-- start DATASET CONTENT --

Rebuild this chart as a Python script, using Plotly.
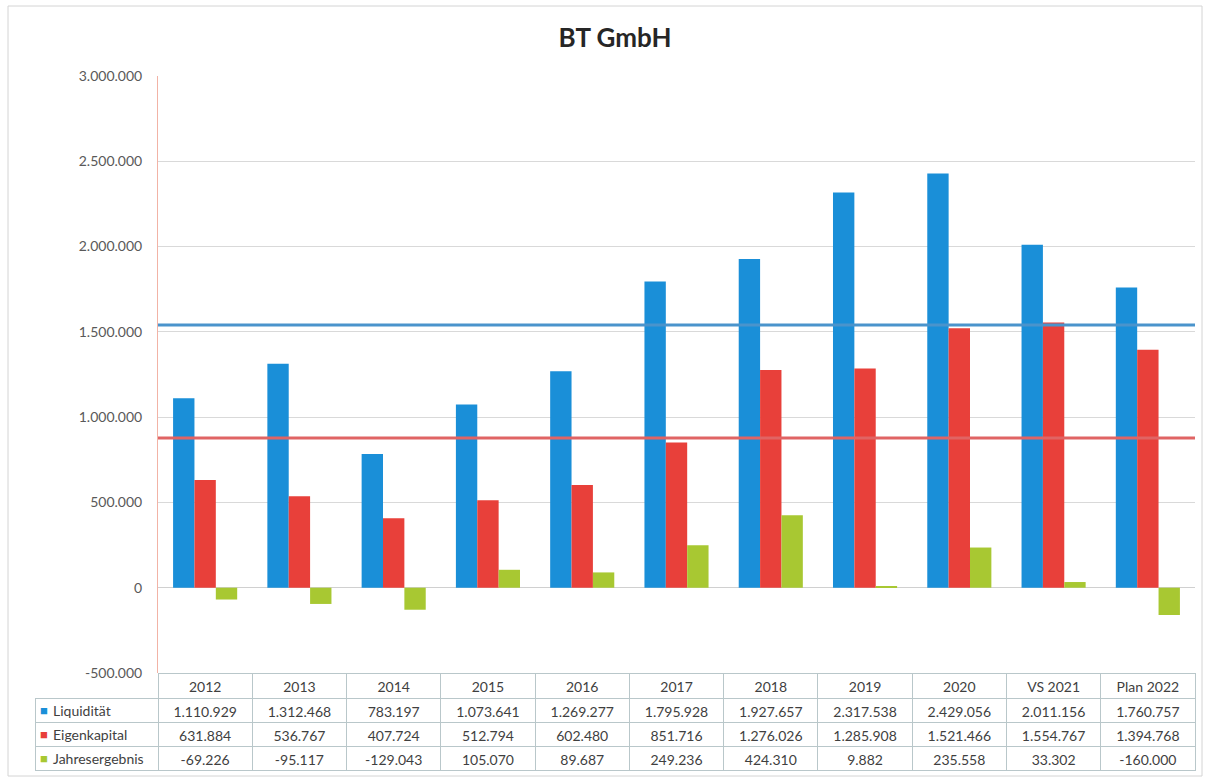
import plotly.graph_objects as go

# Daten aus der Vorlage
kategorien = ["2012", "2013", "2014", "2015", "2016", "2017", "2018",
              "2019", "2020", "VS 2021", "Plan 2022"]
liquiditaet = [1110929, 1312468, 783197, 1073641, 1269277, 1795928,
               1927657, 2317538, 2429056, 2011156, 1760757]
eigenkapital = [631884, 536767, 407724, 512794, 602480, 851716,
                1276026, 1285908, 1521466, 1554767, 1394768]
jahresergebnis = [-69226, -95117, -129043, 105070, 89687, 249236,
                  424310, 9882, 235558, 33302, -160000]

# Referenzlinien (im Original von Hand eingezeichnet, Werte geschaetzt)
linie_liquiditaet = 1540000
linie_eigenkapital = 878000

y_ticks = [-500000, 0, 500000, 1000000, 1500000, 2000000, 2500000, 3000000]

serien = [
    ("Liquidität", liquiditaet, "#1a8fd8"),
    ("Eigenkapital", eigenkapital, "#e8403a"),
    ("Jahresergebnis", jahresergebnis, "#a8c832"),
]

FONT = "Lato"
W, H = 1210, 777
ML, MR, MT, MB = 35, 15, 76, 6
plot_links = 158          # linke Achse in Pixel
kopf_h, zeile_h = 25, 24  # Tabellenkopf / Tabellenzeile in Pixel
tabelle_h = kopf_h + 3 * zeile_h + 1
text_farbe = "#3f3f3f"


def fmt(v: int) -> str:
    """ deutsche Tausendertrennung """
    return f"{v:,}".replace(",", ".")


paper_w = W - ML - MR
paper_h = H - MT - MB
x_start = (plot_links - ML) / paper_w
y_start = tabelle_h / paper_h

fig = go.Figure()
for name, werte, farbe in serien:
    fig.add_trace(go.Bar(x=kategorien, y=werte, name=name,
                         marker=dict(color=farbe, line=dict(width=0)),
                         showlegend=False))

# Datentabelle unter dem Diagramm (Zeilentitel kommen als Annotationen)
spalten = [["", "", ""]] + [[fmt(liquiditaet[i]), fmt(eigenkapital[i]), fmt(jahresergebnis[i])]
                            for i in range(len(kategorien))]
linie = "#b9c7ca"
kat_breite = (paper_w - (plot_links - ML)) / len(kategorien)
fig.add_trace(go.Table(
    domain=dict(x=[0, 1], y=[0, y_start]),
    columnwidth=[plot_links - ML] + [kat_breite] * len(kategorien),
    header=dict(values=[""] + kategorien, height=kopf_h,
                fill=dict(color=["rgba(0,0,0,0)"] + ["white"] * len(kategorien)),
                line=dict(color=["rgba(0,0,0,0)"] + [linie] * len(kategorien), width=1),
                align="center", font=dict(family=FONT, size=14, color=text_farbe)),
    cells=dict(values=spalten, height=zeile_h,
               fill=dict(color="white"),
               line=dict(color=linie, width=1),
               align="center",
               font=dict(family=FONT, size=14, color=text_farbe)),
))

# Legendenquadrate und Zeilentitel
for i, (name, _, farbe) in enumerate(serien):
    mitte = (tabelle_h - kopf_h - zeile_h * (i + 0.5)) / paper_h
    fig.add_annotation(text="■", xref="paper", yref="paper",
                       x=9 / paper_w, y=mitte, xanchor="center", yanchor="middle",
                       showarrow=False, font=dict(size=13, color=farbe))
    fig.add_annotation(text=name, xref="paper", yref="paper",
                       x=16 / paper_w, y=mitte, xanchor="left", yanchor="middle",
                       showarrow=False, font=dict(family=FONT, size=14, color=text_farbe))

# Referenzlinien und Rahmen
fig.add_shape(type="line", xref="x domain", x0=0, x1=1, yref="y",
              y0=linie_liquiditaet, y1=linie_liquiditaet,
              line=dict(color="#4a94cc", width=3), layer="above")
fig.add_shape(type="line", xref="x domain", x0=0, x1=1, yref="y",
              y0=linie_eigenkapital, y1=linie_eigenkapital,
              line=dict(color="#e06464", width=3), layer="above")
fig.add_shape(type="rect", xref="paper", yref="paper",
              x0=(8 - ML) / paper_w, x1=(1202 - ML) / paper_w,
              y0=(H - MB - 776) / paper_h, y1=(H - MB - 6) / paper_h,
              line=dict(color="#d4d4d4", width=1), layer="below")

fig.update_layout(
    width=W, height=H,
    margin=dict(l=ML, r=MR, t=MT, b=MB),
    paper_bgcolor="white", plot_bgcolor="white",
    barmode="group", bargap=0.32, bargroupgap=0,
    font=dict(family=FONT, color="#595959"),
    title=dict(text="<b>BT GmbH</b>", x=0.5, xref="paper", y=1 - 38 / H, yanchor="middle",
               font=dict(family=FONT, size=26, color="#262626")),
    xaxis=dict(type="category", domain=[x_start, 1], showticklabels=False,
               showgrid=False, showline=False, zeroline=False, automargin=False),
    yaxis=dict(domain=[y_start, 1], range=[-500000, 3000000], automargin=False,
               tickvals=y_ticks, ticktext=[fmt(v) for v in y_ticks],
               showgrid=True, gridcolor="#d9d9d9", gridwidth=1,
               zeroline=True, zerolinecolor="#d0d0d0", zerolinewidth=1,
               showline=True, linecolor="#f2b3a6", linewidth=1,
               ticklabelstandoff=12, tickfont=dict(family=FONT, size=14, color="#595959")),
)

fig.write_html("out.html", config={"displayModeBar": False},
               post_script="document.body.style.margin='0';")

-- end DATASET CONTENT --

# EXERCISE DIRECTIONS
Go through the material above and print all of it exactly, except the pictures.

# REPLY
Rebuild this chart as a Python script, using Plotly.
import plotly.graph_objects as go

# Daten aus der Vorlage
kategorien = ["2012", "2013", "2014", "2015", "2016", "2017", "2018",
              "2019", "2020", "VS 2021", "Plan 2022"]
liquiditaet = [1110929, 1312468, 783197, 1073641, 1269277, 1795928,
               1927657, 2317538, 2429056, 2011156, 1760757]
eigenkapital = [631884, 536767, 407724, 512794, 602480, 851716,
                1276026, 1285908, 1521466, 1554767, 1394768]
jahresergebnis = [-69226, -95117, -129043, 105070, 89687, 249236,
                  424310, 9882, 235558, 33302, -160000]

# Referenzlinien (im Original von Hand eingezeichnet, Werte geschaetzt)
linie_liquiditaet = 1540000
linie_eigenkapital = 878000

y_ticks = [-500000, 0, 500000, 1000000, 1500000, 2000000, 2500000, 3000000]

serien = [
    ("Liquidität", liquiditaet, "#1a8fd8"),
    ("Eigenkapital", eigenkapital, "#e8403a"),
    ("Jahresergebnis", jahresergebnis, "#a8c832"),
]

FONT = "Lato"
W, H = 1210, 777
ML, MR, MT, MB = 35, 15, 76, 6
plot_links = 158          # linke Achse in Pixel
kopf_h, zeile_h = 25, 24  # Tabellenkopf / Tabellenzeile in Pixel
tabelle_h = kopf_h + 3 * zeile_h + 1
text_farbe = "#3f3f3f"


def fmt(v: int) -> str:
    """ deutsche Tausendertrennung """
    return f"{v:,}".replace(",", ".")


paper_w = W - ML - MR
paper_h = H - MT - MB
x_start = (plot_links - ML) / paper_w
y_start = tabelle_h / paper_h

fig = go.Figure()
for name, werte, farbe in serien:
    fig.add_trace(go.Bar(x=kategorien, y=werte, name=name,
                         marker=dict(color=farbe, line=dict(width=0)),
                         showlegend=False))

# Datentabelle unter dem Diagramm (Zeilentitel kommen als Annotationen)
spalten = [["", "", ""]] + [[fmt(liquiditaet[i]), fmt(eigenkapital[i]), fmt(jahresergebnis[i])]
                            for i in range(len(kategorien))]
linie = "#b9c7ca"
kat_breite = (paper_w - (plot_links - ML)) / len(kategorien)
fig.add_trace(go.Table(
    domain=dict(x=[0, 1], y=[0, y_start]),
    columnwidth=[plot_links - ML] + [kat_breite] * len(kategorien),
    header=dict(values=[""] + kategorien, height=kopf_h,
                fill=dict(color=["rgba(0,0,0,0)"] + ["white"] * len(kategorien)),
                line=dict(color=["rgba(0,0,0,0)"] + [linie] * len(kategorien), width=1),
                align="center", font=dict(family=FONT, size=14, color=text_farbe)),
    cells=dict(values=spalten, height=zeile_h,
               fill=dict(color="white"),
               line=dict(color=linie, width=1),
               align="center",
               font=dict(family=FONT, size=14, color=text_farbe)),
))

# Legendenquadrate und Zeilentitel
for i, (name, _, farbe) in enumerate(serien):
    mitte = (tabelle_h - kopf_h - zeile_h * (i + 0.5)) / paper_h
    fig.add_annotation(text="■", xref="paper", yref="paper",
                       x=9 / paper_w, y=mitte, xanchor="center", yanchor="middle",
                       showarrow=False, font=dict(size=13, color=farbe))
    fig.add_annotation(text=name, xref="paper", yref="paper",
                       x=16 / paper_w, y=mitte, xanchor="left", yanchor="middle",
                       showarrow=False, font=dict(family=FONT, size=14, color=text_farbe))

# Referenzlinien und Rahmen
fig.add_shape(type="line", xref="x domain", x0=0, x1=1, yref="y",
              y0=linie_liquiditaet, y1=linie_liquiditaet,
              line=dict(color="#4a94cc", width=3), layer="above")
fig.add_shape(type="line", xref="x domain", x0=0, x1=1, yref="y",
              y0=linie_eigenkapital, y1=linie_eigenkapital,
              line=dict(color="#e06464", width=3), layer="above")
fig.add_shape(type="rect", xref="paper", yref="paper",
              x0=(8 - ML) / paper_w, x1=(1202 - ML) / paper_w,
              y0=(H - MB - 776) / paper_h, y1=(H - MB - 6) / paper_h,
              line=dict(color="#d4d4d4", width=1), layer="below")

fig.update_layout(
    width=W, height=H,
    margin=dict(l=ML, r=MR, t=MT, b=MB),
    paper_bgcolor="white", plot_bgcolor="white",
    barmode="group", bargap=0.32, bargroupgap=0,
    font=dict(family=FONT, color="#595959"),
    title=dict(text="<b>BT GmbH</b>", x=0.5, xref="paper", y=1 - 38 / H, yanchor="middle",
               font=dict(family=FONT, size=26, color="#262626")),
    xaxis=dict(type="category", domain=[x_start, 1], showticklabels=False,
               showgrid=False, showline=False, zeroline=False, automargin=False),
    yaxis=dict(domain=[y_start, 1], range=[-500000, 3000000], automargin=False,
               tickvals=y_ticks, ticktext=[fmt(v) for v in y_ticks],
               showgrid=True, gridcolor="#d9d9d9", gridwidth=1,
               zeroline=True, zerolinecolor="#d0d0d0", zerolinewidth=1,
               showline=True, linecolor="#f2b3a6", linewidth=1,
               ticklabelstandoff=12, tickfont=dict(family=FONT, size=14, color="#595959")),
)

fig.write_html("out.html", config={"displayModeBar": False},
               post_script="document.body.style.margin='0';")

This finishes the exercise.